_GOAL_: Transcribe all of the material exactly, except for its pictures.
:: DATA ::
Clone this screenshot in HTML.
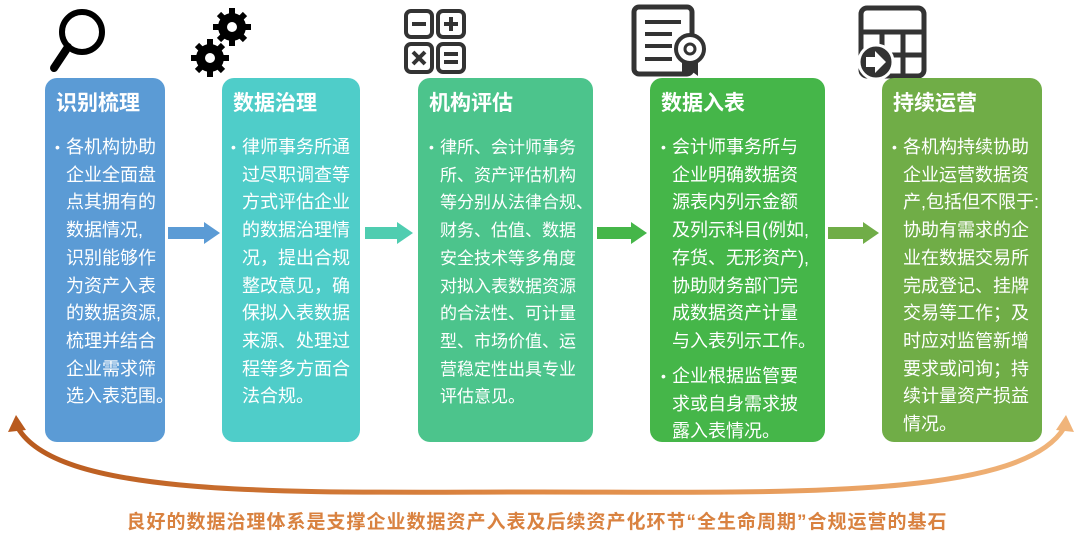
<!DOCTYPE html>
<html><head><meta charset="utf-8"><style>
body{margin:0;width:1080px;height:538px;background:#fff;position:relative;overflow:hidden;font-family:"Liberation Sans","Noto Sans CJK SC",sans-serif;}
.c{position:absolute;top:78px;height:364px;border-radius:12px;color:#fff;}
.t{position:absolute;left:11px;top:90px;font-size:21px;font-weight:bold;line-height:28px;}
.b{position:absolute;font-size:18px;line-height:27.7px;white-space:nowrap;}
.b i{position:absolute;left:-11px;font-style:normal;font-size:14px;}
.ar{position:absolute;top:222px;}
</style></head><body>
<svg width="1080" height="538" style="position:absolute;left:0;top:0">
<defs><linearGradient id="g" x1="0" x2="1"><stop offset="0" stop-color="#b85a1e"/><stop offset="0.5" stop-color="#e08a45"/><stop offset="1" stop-color="#f0b47a"/></linearGradient></defs>
<path d="M18,428 C60,500 300,492 540,492 C780,492 1020,500 1064,428" fill="none" stroke="url(#g)" stroke-width="5"/>
<polygon points="8,432 16,415 26,430" fill="#b85a1e"/>
<polygon points="1056,430 1066,415 1074,432" fill="#f0b47a"/>
<circle cx="82" cy="32" r="20" fill="none" stroke="#000" stroke-width="6"/>
<line x1="68" y1="47" x2="54" y2="68" stroke="#000" stroke-width="8" stroke-linecap="round"/>
<g fill="#000"><circle cx="232" cy="27" r="14"/><circle cx="210" cy="58" r="14"/>
<g stroke="#000" stroke-width="6"><line x1="232" y1="8" x2="232" y2="46"/><line x1="213" y1="27" x2="251" y2="27"/><line x1="219" y1="14" x2="245" y2="40"/><line x1="219" y1="40" x2="245" y2="14"/>
<line x1="210" y1="39" x2="210" y2="77"/><line x1="191" y1="58" x2="229" y2="58"/><line x1="197" y1="45" x2="223" y2="71"/><line x1="197" y1="71" x2="223" y2="45"/></g></g>
<circle cx="232" cy="27" r="5" fill="#fff"/><circle cx="210" cy="58" r="5" fill="#fff"/>
<g fill="none" stroke="#333" stroke-width="4"><rect x="406" y="11" width="26" height="26" rx="5"/><rect x="438" y="11" width="26" height="26" rx="5"/><rect x="406" y="44" width="26" height="28" rx="5"/><rect x="438" y="44" width="26" height="28" rx="5"/></g>
<g stroke="#333" stroke-width="4"><line x1="412" y1="24" x2="426" y2="24"/><line x1="444" y1="24" x2="458" y2="24"/><line x1="451" y1="17" x2="451" y2="31"/><line x1="413" y1="52" x2="425" y2="64"/><line x1="425" y1="52" x2="413" y2="64"/><line x1="444" y1="54" x2="458" y2="54"/><line x1="444" y1="62" x2="458" y2="62"/></g>
<rect x="634" y="7" width="58" height="67" rx="5" fill="none" stroke="#333" stroke-width="5"/>
<g stroke="#333" stroke-width="4"><line x1="645" y1="22" x2="681" y2="22"/><line x1="645" y1="34" x2="672" y2="34"/><line x1="645" y1="46" x2="672" y2="46"/><line x1="645" y1="59" x2="672" y2="59"/></g>
<circle cx="690" cy="49" r="14" fill="#fff" stroke="#333" stroke-width="4"/><circle cx="690" cy="49" r="5" fill="none" stroke="#333" stroke-width="3"/>
<polygon points="682,61 682,76 690,70 698,76 698,61" fill="#333"/>
<rect x="861" y="8" width="63" height="68" rx="6" fill="none" stroke="#333" stroke-width="5"/>
<g stroke="#333" stroke-width="5"><line x1="861" y1="32" x2="924" y2="32"/><line x1="861" y1="55" x2="924" y2="55"/><line x1="882" y1="32" x2="882" y2="76"/><line x1="903" y1="32" x2="903" y2="76"/></g>
<circle cx="876" cy="62" r="17" fill="#333" stroke="#fff" stroke-width="3"/>
<polygon points="866,57 875,57 875,51 886,62 875,73 875,67 866,67" fill="#fff"/>
<text x="537" y="528" text-anchor="middle" font-size="19" letter-spacing="1" font-weight="bold" fill="#d98240" font-family="Liberation Sans, Noto Sans CJK SC, sans-serif">良好的数据治理体系是支撑企业数据资产入表及后续资产化环节“全生命周期”合规运营的基石</text>
</svg>

<div class="c" style="left:45px;width:120px;background:#5b9bd5"><div class="t" style="top:12px">识别梳理</div>
<div class="b" style="left:21px;top:56px"><i>•</i>各机构协助<br>企业全面盘<br>点其拥有的<br>数据情况,<br>识别能够作<br>为资产入表<br>的数据资源,<br>梳理并结合<br>企业需求筛<br>选入表范围。</div></div>

<div class="c" style="left:222px;width:138px;background:#4fcdc9"><div class="t" style="top:12px">数据治理</div>
<div class="b" style="left:20px;top:56px"><i>•</i>律师事务所通<br>过尽职调查等<br>方式评估企业<br>的数据治理情<br>况，提出合规<br>整改意见，确<br>保拟入表数据<br>来源、处理过<br>程等多方面合<br>法合规。</div></div>

<div class="c" style="left:418px;width:175px;background:#4cc48c"><div class="t" style="top:12px">机构评估</div>
<div class="b" style="left:22px;top:56px;font-size:17px"><i>•</i>律所、会计师事务<br>所、资产评估机构<br>等分别从法律合规、<br>财务、估值、数据<br>安全技术等多角度<br>对拟入表数据资源<br>的合法性、可计量<br>型、市场价值、运<br>营稳定性出具专业<br>评估意见。</div></div>

<div class="c" style="left:650px;width:175px;background:#45b649"><div class="t" style="top:12px">数据入表</div>
<div class="b" style="left:22px;top:56px"><i>•</i>会计师事务所与<br>企业明确数据资<br>源表内列示金额<br>及列示科目(例如,<br>存货、无形资产),<br>协助财务部门完<br>成数据资产计量<br>与入表列示工作。</div>
<div class="b" style="left:22px;top:285px"><i>•</i>企业根据监管要<br>求或自身需求披<br>露入表情况。</div></div>

<div class="c" style="left:882px;width:160px;background:#70ad47"><div class="t" style="top:12px">持续运营</div>
<div class="b" style="left:21px;top:56px"><i>•</i>各机构持续协助<br>企业运营数据资<br>产,包括但不限于:<br>协助有需求的企<br>业在数据交易所<br>完成登记、挂牌<br>交易等工作；及<br>时应对监管新增<br>要求或问询；持<br>续计量资产损益<br>情况。</div></div>

<svg class="ar" style="left:168px" width="52" height="22"><polygon points="0,5 36,5 36,0 52,11 36,22 36,17 0,17" fill="#5b9bd5"/></svg>
<svg class="ar" style="left:365px" width="48" height="22"><polygon points="0,5 32,5 32,0 48,11 32,22 32,17 0,17" fill="#4fcdb0"/></svg>
<svg class="ar" style="left:597px" width="50" height="22"><polygon points="0,5 34,5 34,0 50,11 34,22 34,17 0,17" fill="#45b649"/></svg>
<svg class="ar" style="left:828px" width="51" height="22"><polygon points="0,5 35,5 35,0 51,11 35,22 35,17 0,17" fill="#70ad47"/></svg>
</body></html>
:::
_ANSWER FOR THE TASK_:
Clone this screenshot in HTML.
<!DOCTYPE html>
<html><head><meta charset="utf-8"><style>
body{margin:0;width:1080px;height:538px;background:#fff;position:relative;overflow:hidden;font-family:"Liberation Sans","Noto Sans CJK SC",sans-serif;}
.c{position:absolute;top:78px;height:364px;border-radius:12px;color:#fff;}
.t{position:absolute;left:11px;top:90px;font-size:21px;font-weight:bold;line-height:28px;}
.b{position:absolute;font-size:18px;line-height:27.7px;white-space:nowrap;}
.b i{position:absolute;left:-11px;font-style:normal;font-size:14px;}
.ar{position:absolute;top:222px;}
</style></head><body>
<svg width="1080" height="538" style="position:absolute;left:0;top:0">
<defs><linearGradient id="g" x1="0" x2="1"><stop offset="0" stop-color="#b85a1e"/><stop offset="0.5" stop-color="#e08a45"/><stop offset="1" stop-color="#f0b47a"/></linearGradient></defs>
<path d="M18,428 C60,500 300,492 540,492 C780,492 1020,500 1064,428" fill="none" stroke="url(#g)" stroke-width="5"/>
<polygon points="8,432 16,415 26,430" fill="#b85a1e"/>
<polygon points="1056,430 1066,415 1074,432" fill="#f0b47a"/>
<circle cx="82" cy="32" r="20" fill="none" stroke="#000" stroke-width="6"/>
<line x1="68" y1="47" x2="54" y2="68" stroke="#000" stroke-width="8" stroke-linecap="round"/>
<g fill="#000"><circle cx="232" cy="27" r="14"/><circle cx="210" cy="58" r="14"/>
<g stroke="#000" stroke-width="6"><line x1="232" y1="8" x2="232" y2="46"/><line x1="213" y1="27" x2="251" y2="27"/><line x1="219" y1="14" x2="245" y2="40"/><line x1="219" y1="40" x2="245" y2="14"/>
<line x1="210" y1="39" x2="210" y2="77"/><line x1="191" y1="58" x2="229" y2="58"/><line x1="197" y1="45" x2="223" y2="71"/><line x1="197" y1="71" x2="223" y2="45"/></g></g>
<circle cx="232" cy="27" r="5" fill="#fff"/><circle cx="210" cy="58" r="5" fill="#fff"/>
<g fill="none" stroke="#333" stroke-width="4"><rect x="406" y="11" width="26" height="26" rx="5"/><rect x="438" y="11" width="26" height="26" rx="5"/><rect x="406" y="44" width="26" height="28" rx="5"/><rect x="438" y="44" width="26" height="28" rx="5"/></g>
<g stroke="#333" stroke-width="4"><line x1="412" y1="24" x2="426" y2="24"/><line x1="444" y1="24" x2="458" y2="24"/><line x1="451" y1="17" x2="451" y2="31"/><line x1="413" y1="52" x2="425" y2="64"/><line x1="425" y1="52" x2="413" y2="64"/><line x1="444" y1="54" x2="458" y2="54"/><line x1="444" y1="62" x2="458" y2="62"/></g>
<rect x="634" y="7" width="58" height="67" rx="5" fill="none" stroke="#333" stroke-width="5"/>
<g stroke="#333" stroke-width="4"><line x1="645" y1="22" x2="681" y2="22"/><line x1="645" y1="34" x2="672" y2="34"/><line x1="645" y1="46" x2="672" y2="46"/><line x1="645" y1="59" x2="672" y2="59"/></g>
<circle cx="690" cy="49" r="14" fill="#fff" stroke="#333" stroke-width="4"/><circle cx="690" cy="49" r="5" fill="none" stroke="#333" stroke-width="3"/>
<polygon points="682,61 682,76 690,70 698,76 698,61" fill="#333"/>
<rect x="861" y="8" width="63" height="68" rx="6" fill="none" stroke="#333" stroke-width="5"/>
<g stroke="#333" stroke-width="5"><line x1="861" y1="32" x2="924" y2="32"/><line x1="861" y1="55" x2="924" y2="55"/><line x1="882" y1="32" x2="882" y2="76"/><line x1="903" y1="32" x2="903" y2="76"/></g>
<circle cx="876" cy="62" r="17" fill="#333" stroke="#fff" stroke-width="3"/>
<polygon points="866,57 875,57 875,51 886,62 875,73 875,67 866,67" fill="#fff"/>
<text x="537" y="528" text-anchor="middle" font-size="19" letter-spacing="1" font-weight="bold" fill="#d98240" font-family="Liberation Sans, Noto Sans CJK SC, sans-serif">良好的数据治理体系是支撑企业数据资产入表及后续资产化环节“全生命周期”合规运营的基石</text>
</svg>

<div class="c" style="left:45px;width:120px;background:#5b9bd5"><div class="t" style="top:12px">识别梳理</div>
<div class="b" style="left:21px;top:56px"><i>•</i>各机构协助<br>企业全面盘<br>点其拥有的<br>数据情况,<br>识别能够作<br>为资产入表<br>的数据资源,<br>梳理并结合<br>企业需求筛<br>选入表范围。</div></div>

<div class="c" style="left:222px;width:138px;background:#4fcdc9"><div class="t" style="top:12px">数据治理</div>
<div class="b" style="left:20px;top:56px"><i>•</i>律师事务所通<br>过尽职调查等<br>方式评估企业<br>的数据治理情<br>况，提出合规<br>整改意见，确<br>保拟入表数据<br>来源、处理过<br>程等多方面合<br>法合规。</div></div>

<div class="c" style="left:418px;width:175px;background:#4cc48c"><div class="t" style="top:12px">机构评估</div>
<div class="b" style="left:22px;top:56px;font-size:17px"><i>•</i>律所、会计师事务<br>所、资产评估机构<br>等分别从法律合规、<br>财务、估值、数据<br>安全技术等多角度<br>对拟入表数据资源<br>的合法性、可计量<br>型、市场价值、运<br>营稳定性出具专业<br>评估意见。</div></div>

<div class="c" style="left:650px;width:175px;background:#45b649"><div class="t" style="top:12px">数据入表</div>
<div class="b" style="left:22px;top:56px"><i>•</i>会计师事务所与<br>企业明确数据资<br>源表内列示金额<br>及列示科目(例如,<br>存货、无形资产),<br>协助财务部门完<br>成数据资产计量<br>与入表列示工作。</div>
<div class="b" style="left:22px;top:285px"><i>•</i>企业根据监管要<br>求或自身需求披<br>露入表情况。</div></div>

<div class="c" style="left:882px;width:160px;background:#70ad47"><div class="t" style="top:12px">持续运营</div>
<div class="b" style="left:21px;top:56px"><i>•</i>各机构持续协助<br>企业运营数据资<br>产,包括但不限于:<br>协助有需求的企<br>业在数据交易所<br>完成登记、挂牌<br>交易等工作；及<br>时应对监管新增<br>要求或问询；持<br>续计量资产损益<br>情况。</div></div>

<svg class="ar" style="left:168px" width="52" height="22"><polygon points="0,5 36,5 36,0 52,11 36,22 36,17 0,17" fill="#5b9bd5"/></svg>
<svg class="ar" style="left:365px" width="48" height="22"><polygon points="0,5 32,5 32,0 48,11 32,22 32,17 0,17" fill="#4fcdb0"/></svg>
<svg class="ar" style="left:597px" width="50" height="22"><polygon points="0,5 34,5 34,0 50,11 34,22 34,17 0,17" fill="#45b649"/></svg>
<svg class="ar" style="left:828px" width="51" height="22"><polygon points="0,5 35,5 35,0 51,11 35,22 35,17 0,17" fill="#70ad47"/></svg>
</body></html>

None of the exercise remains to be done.